Last week, trading was mixed on the majors against the US dollar. Losing out were the Kiwi dollar (-0.48%), the Aussie dollar (-0.38%), and the Canadian dollar (-0.15%). The biggest gain was made by the pound (+1.16%), followed by the yen (+0.94%), the euro (+0.49%), and the Swiss franc (+0.35%).
On Friday the 23rd of August, trading on the EURUSD pair closed 0.53% up. The price fluctuations on Friday were normal seeing as trading on the pair stayed below the U2 line.
There was a surge in volatility during the US session when Jerome Powell was speaking at the Jackson Hole symposium. It’s unclear, however, whether the dollar slid in response to his comments, or whether it was because of China. It was more likely a reaction to China’s decision to increase tariffs on up to 75bn USD of US imports (from 5% to 10%).

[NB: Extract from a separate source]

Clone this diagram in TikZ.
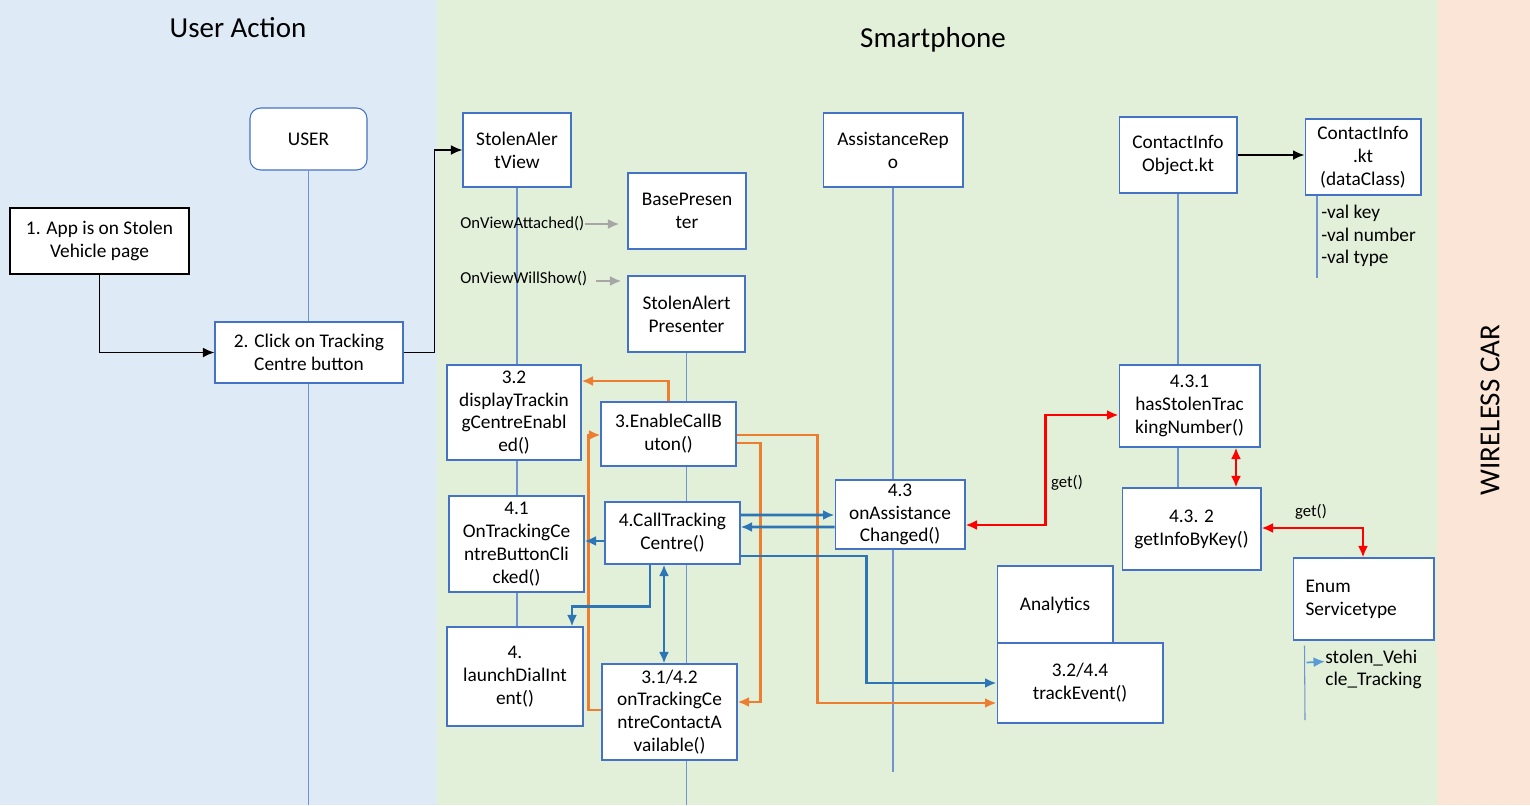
\documentclass[tikz,border=0pt]{standalone}
\usepackage{fontspec}
\setmainfont{Carlito}
\usetikzlibrary{calc, arrows.meta}
\definecolor{panelblue}{HTML}{DEEBF7}
\definecolor{panelgreen}{HTML}{E2F0D9}
\definecolor{panelpeach}{HTML}{FBE5D6}
\definecolor{boxblue}{HTML}{4472C4}
\definecolor{lifeblue}{HTML}{7094D0}
\definecolor{flowblue}{HTML}{2E75B6}
\definecolor{floworange}{HTML}{ED7D31}
\definecolor{flowgray}{HTML}{A6A6A6}
\definecolor{pointblue}{HTML}{5B9BD5}
\pgfdeclarelayer{panels}
\pgfdeclarelayer{lines}
\pgfsetlayers{panels,lines,main}

\begin{document}
\begin{tikzpicture}[x=0.02cm, y=-0.02cm, >={Latex[length=2.3mm, width=2mm]},
  boxnode/.style={rectangle, draw=boxblue, fill=white, semithick, align=center, inner sep=2pt, font=\fontsize{11}{13}\selectfont},
  titlenode/.style={font=\fontsize{16.5}{20}\selectfont},
  smalllabel/.style={inner sep=0pt, font=\fontsize{9.5}{11}\selectfont},
  lifeline/.style={draw=lifeblue, semithick},
  blackflow/.style={line width=1.1pt, ->},
  grayflow/.style={flowgray, line width=1.5pt, ->},
  orangeflow/.style={floworange, line width=1.5pt, ->},
  blueflow/.style={flowblue, line width=1.5pt, ->},
  redflow/.style={red, line width=1.5pt, <->}]
\useasboundingbox (0,0) rectangle (1530,805);
\begin{pgfonlayer}{panels}
\fill[panelblue] (0,0) rectangle (437,805);
\fill[panelgreen] (437,0) rectangle (1437,805);
\fill[panelpeach] (1437,0) rectangle (1530,805);
\end{pgfonlayer}
\node[titlenode] at (238, 28) (userTitle) {User Action};
\node[titlenode] at (933, 40) (phoneTitle) {Smartphone};
\node[titlenode, rotate=90] at (1490, 410) (carTitle) {WIRELESS CAR};
\coordinate (bottom) at (0, 805);
\coordinate (repoEnd) at (894, 772);
\coordinate (valEnd) at (1317, 278);
\coordinate (enumEnd) at (1305, 720);
% user side
\node[boxnode, rounded corners=6pt, minimum width=2.34cm, minimum height=1.24cm] at (308.5, 139) (user) {USER};
\node[boxnode, draw=black, minimum width=3.58cm, minimum height=1.32cm] at (99.5, 241) (app) {1. App is on Stolen\\Vehicle page};
\node[boxnode, minimum width=3.76cm, minimum height=1.22cm] at (309, 352.5) (click) {2. Click on Tracking\\Centre button};
% smartphone
\node[boxnode, minimum width=2.16cm, minimum height=1.48cm] at (517, 150) (view) {StolenAler\\tView};
\node[boxnode, minimum width=2.36cm, minimum height=1.52cm] at (687, 211) (base) {BasePresen\\ter};
\node[boxnode, minimum width=2.34cm, minimum height=1.52cm] at (686.5, 314) (presenter) {StolenAlert\\Presenter};
\node[boxnode, minimum width=2.8cm, minimum height=1.48cm] at (893, 150) (repo) {AssistanceRep\\o};
\node[boxnode, minimum width=2.36cm, minimum height=1.52cm] at (1178, 155) (contactObj) {ContactInfo\\Object.kt};
\node[boxnode, minimum width=2.32cm, minimum height=1.52cm] at (1363, 157) (contactInfo) {ContactInfo\\.kt\\(dataClass)};
\node[smalllabel, anchor=west, align=left, font=\fontsize{11}{12.8}\selectfont] at (1321, 236) (vals) {-val key\\-val number\\-val type};
\node[smalllabel, anchor=west] at (460, 224) (attached) {OnViewAttached()};
\node[smalllabel, anchor=west] at (460, 279) (willShow) {OnViewWillShow()};
\node[boxnode, minimum width=2.68cm, minimum height=1.9cm] at (514, 412.5) (display) {3.2\\displayTrackin\\gCentreEnabl\\ed()};
\node[boxnode, minimum width=2.7cm, minimum height=1.28cm] at (668.5, 434) (enable) {3.EnableCallB\\uton()};
\node[boxnode, minimum width=2.7cm, minimum height=1.92cm] at (516.5, 544) (clicked) {4.1\\OnTrackingCe\\ntreButtonCli\\cked()};
\node[boxnode, minimum width=2.7cm, minimum height=1.24cm] at (672.5, 533) (callTC) {4.CallTracking\\Centre()};
\node[boxnode, minimum width=2.72cm, minimum height=1.98cm] at (515, 676.5) (dial) {4.\\launchDialInt\\ent()};
\node[boxnode, minimum width=2.7cm, minimum height=1.92cm] at (669.5, 712) (available) {3.1/4.2\\onTrackingCe\\ntreContactA\\vailable()};
\node[boxnode, minimum width=2.6cm, minimum height=1.38cm] at (900, 514.5) (assistChg) {4.3\\onAssistance\\Changed()};
\node[boxnode, minimum width=2.32cm, minimum height=1.56cm] at (1055, 605) (analytics) {Analytics};
\node[boxnode, minimum width=3.32cm, minimum height=1.6cm] at (1080, 683) (track) {3.2/4.4\\trackEvent()};
\node[boxnode, minimum width=2.82cm, minimum height=1.64cm] at (1189.5, 406) (hasStolen) {4.3.1\\hasStolenTrac\\kingNumber()};
\node[boxnode, minimum width=2.78cm, minimum height=1.64cm] at (1191.5, 529) (getInfo) {4.3. 2\\getInfoByKey()};
\node[boxnode, align=left, text width=2.32cm, minimum width=2.82cm, minimum height=1.64cm] at (1363.5, 599) (enumST) {Enum\\Servicetype};
\node[smalllabel, anchor=west, align=left, font=\fontsize{11}{13}\selectfont] at (1325, 669.5) (stolen) {stolen\_Vehi\\cle\_Tracking};
\node[smalllabel] at (1067, 483) (getA) {get()};
\node[smalllabel] at (1311, 512) (getB) {get()};
\begin{pgfonlayer}{lines}
\draw[lifeline] (user.south) -- (user.south |- bottom);
\draw[lifeline] (view.south) -- (view.south |- dial.north);
\draw[lifeline] (presenter.south) -- (presenter.south |- bottom);
\draw[lifeline] (repo.south) -- (repo.south |- repoEnd);
\draw[lifeline] (contactObj.south) -- (contactObj.south |- getInfo.north);
\draw[lifeline] (valEnd |- contactInfo.south) -- (valEnd);
\draw[lifeline] ($(enumST.south west)+(12,5)$) -- (enumEnd);
\end{pgfonlayer}
\draw[blackflow] (app.south) |- (click.west);
\draw[blackflow] (click.east) -- ++(31,0) |- (view.west);
\draw[blackflow] (contactObj.east) -- (contactObj.east -| contactInfo.west);
\draw[grayflow] (attached.east) -- ($(base.west)+(-8,13)$);
\draw[grayflow] ($(willShow.east)+(8,2)$) -- ($(presenter.west)+(-6,-33)$);
\draw[orangeflow] (enable.north) |- ($(display.east)+(0,-31.5)$);
\draw[orangeflow] ($(available.west)+(0,-2)$) -- ++(-13,0) |- ($(enable.west)+(0,1)$);
\draw[orangeflow] ($(enable.east)+(0,9)$) -- ++(24,0) |- ($(available.east)+(0,-10)$);
\draw[orangeflow] ($(enable.east)+(0,1)$) -- ++(81,0) |- ($(track.west)+(0,20)$);
\draw[blueflow] ($(callTC.east)+(0,-18)$) -- ($(assistChg.west)+(0,0.5)$);
\draw[blueflow] ($(assistChg.west)+(0,12.5)$) -- ($(callTC.east)+(0,-6)$);
\draw[blueflow] ($(callTC.east)+(0,23)$) -- ++(126,0) |- (track.west);
\draw[blueflow] ($(callTC.west)+(0,8)$) -- ($(clicked.east)+(0,-3)$);
\draw[blueflow] ($(callTC.south)+(-22.5,0)$) -- ++(0,42) -| ($(dial.north)+(57,0)$);
\draw[blueflow, <->] ($(callTC.south)+(-8.5,0)$) -- ($(available.north)+(-5.5,0)$);
\draw[redflow] ($(assistChg.east)+(0,10.5)$) -- ++(80,0) |- ($(hasStolen.west)+(0,9)$);
\draw[redflow] ($(hasStolen.south)+(46.5,0)$) -- ($(getInfo.north)+(44.5,0)$);
\draw[redflow] ($(getInfo.east)+(0,-1)$) -| ($(enumST.north)+(-0.5,0)$);
\draw[pointblue, line width=1pt, ->] ($(enumST.south west)+(14,22)$) -- ($(stolen.west)+(0,-8)$);
\end{tikzpicture}
\end{document}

The tariffs will come into effect on the 1st of September and will last until the 15th of December.
Meanwhile, at Jackson Hole, Powell said that the Fed’s measures are aimed at stimulating economic growth, which is currently at serious risk. He also noted that economic indicators are close to the regulator’s target levels. Trump once again accused the Federal Reserve of inaction, and labelled the regulator an enemy of the US economy.
On Monday the 26th of August, trading on the safe haven assets opened up. The yuan has hit a new low against the US dollar. On Saturday the 24th of August, Trump announced a 5% increase in tariffs on Chinese goods set to come into effect on the 1st of October.
At the time of writing, the euro is trading at 1.1133. The trade conflict between the US and China is at fever pitch, so the currencies of developing countries are under pressure. The euro has jumped slightly since trading opened as markets digest the weekend’s news and the correction takes place on the safe havens. If the pair holds up above 1.1120, and with a closing price of around 1.1160, we can expect the pair to continue upwards to around 1.1210.